# Crank Shaft Issues



## wwa (Jul 5, 2010)

Hi, 
I need some help and imput from you engine-savy folks 

We purchased a used John Deere Lawn mower LX176 this spring and the bill of sale stated: Warranty, 30 days from June 1st on.
Lo and behold, after having used the mower for less than 10 hours in total (not on the same day), the engine died.

We brought it back to the selling dealer and a week later he called back, telling us that the crank shaft is defective and the engine is seized.

Yes, there was oil in it and since it has been leaking from the day we had it at home, we religiously checked up on it.

My question is: What could cause such an issue? 

We believe that we did everything right with this mower but the dealer is trying to tell us, that this is not a warranty case... however, he wants to share the cost of the repairs... which tells me, that he admits it's not our 'fault', no?

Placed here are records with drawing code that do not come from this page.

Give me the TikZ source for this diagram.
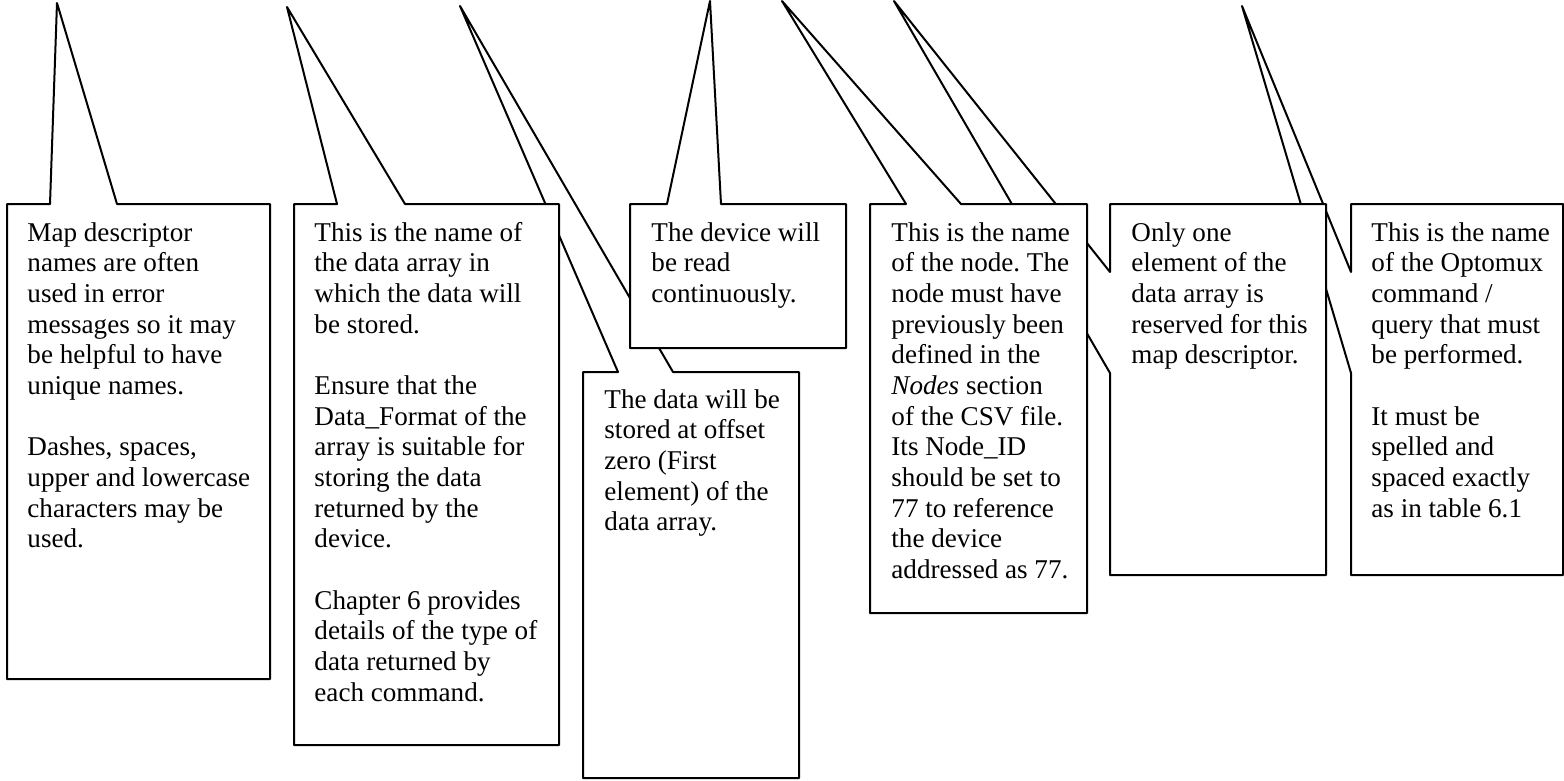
\documentclass[tikz,border=0pt]{standalone}
\usepackage{fontspec}
\setmainfont{Liberation Serif}
\frenchspacing
\tikzset{
  callout/.style={draw=black, fill=white, line width=0.9pt, line join=round},
  txt/.style={anchor=base west, inner sep=0pt, font=\fontsize{12.2}{13.8}\selectfont}
}
\newcommand{\lines}[1]{\begin{tabular}[t]{@{}l@{}}#1\end{tabular}}
\begin{document}
\begin{tikzpicture}[x=0.45pt, y=-0.45pt]
\useasboundingbox (0,0) rectangle (1564,780);
\fill[white] (0,0) rectangle (1564,780);

% tips of the callouts
\coordinate (tip1) at (57,3);
\coordinate (tip2) at (287,7);
\coordinate (tip3) at (460,6);
\coordinate (tip4) at (710,1);
\coordinate (tip5) at (782,1);
\coordinate (tip6) at (894,1);
\coordinate (tip7) at (1242,6);

% callout 7
\draw[callout] (1351,204) -- (1563,204) -- (1563,575) -- (1351,575) -- (1351,373) -- (tip7) -- (1351,272) -- cycle;
\node[txt] (t7) at (1371,241) {\lines{This is the name\\of the Optomux\\command /\\query that must\\be performed.\\ \\It must be\\spelled and\\spaced exactly\\as in table 6.1}};

% callout 6
\draw[callout] (1110,204) -- (1326,204) -- (1326,575) -- (1110,575) -- (1110,373) -- (tip6) -- (1110,272) -- cycle;
\node[txt] (t6) at (1131,241) {\lines{Only one\\element of the\\data array is\\reserved for this\\map descriptor.}};

% callout 5
\draw[callout] (870,204) -- (906,204) -- (tip5) -- (961,204) -- (1087,204) -- (1087,613) -- (870,613) -- cycle;
\node[txt] (t5) at (891,241) {\lines{This is the name\\of the node. The\\node must have\\previously been\\defined in the\\\textit{Nodes} section\\of the CSV file.\\Its Node\_ID\\should be set to\\77 to reference\\the device\\addressed as 77.}};

% callout 3
\draw[callout] (583,372) -- (618,372) -- (tip3) -- (673,372) -- (799,372) -- (799,778) -- (583,778) -- cycle;
\node[txt] (t3) at (604,408) {\lines{The data will be\\stored at offset\\zero (First\\element) of the\\data array.}};

% callout 4
\draw[callout] (630,204) -- (667,204) -- (tip4) -- (721,204) -- (846,204) -- (846,348) -- (630,348) -- cycle;
\node[txt] (t4) at (651,241) {\lines{The device will\\be read\\continuously.}};

% callout 2
\draw[callout] (294,204) -- (337,204) -- (tip2) -- (405,204) -- (559,204) -- (559,745) -- (294,745) -- cycle;
\node[txt] (t2) at (314,241) {\lines{This is the name of\\the data array in\\which the data will\\be stored.\\ \\Ensure that the\\Data\_Format of the\\array is suitable for\\storing the data\\returned by the\\device.\\ \\Chapter 6 provides\\details of the type of\\data returned by\\each command.}};

% callout 1
\draw[callout] (7,204) -- (50,204) -- (tip1) -- (117,204) -- (270,204) -- (270,679) -- (7,679) -- cycle;
\node[txt] (t1) at (27,241) {\lines{Map descriptor\\names are often\\used in error\\messages so it may\\be helpful to have\\unique names.\\ \\Dashes, spaces,\\upper and lowercase\\characters may be\\used.}};
\end{tikzpicture}
\end{document}
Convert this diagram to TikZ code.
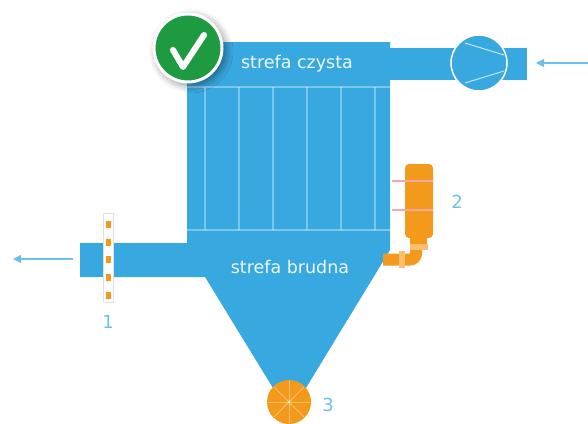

I really look forward to some professional input here!!

Thank you!


----------



## 30yearTech (Sep 14, 2006)

Unfortunately you never really know the history behind used equipment. The engine could have been run low on oil at one time or very dirty oil. Regardless once the damage is done, it cannot be undone. Without a physical tear down or direct knowledge the dealer may not have had any way to know this would happen. If the dealer is willing to share the cost, this may be the way to go. You may want to check around and see what the difference would be to have an new engine installed (with a warranty). There are several places on the internet where you can get reasonably good deals on new engines.


Best of Luck.... :thumbsup:


----------



## wwa (Jul 5, 2010)

Thank you very much for your input.
We're still waiting on a quote for the repairs right now and go from there.


----------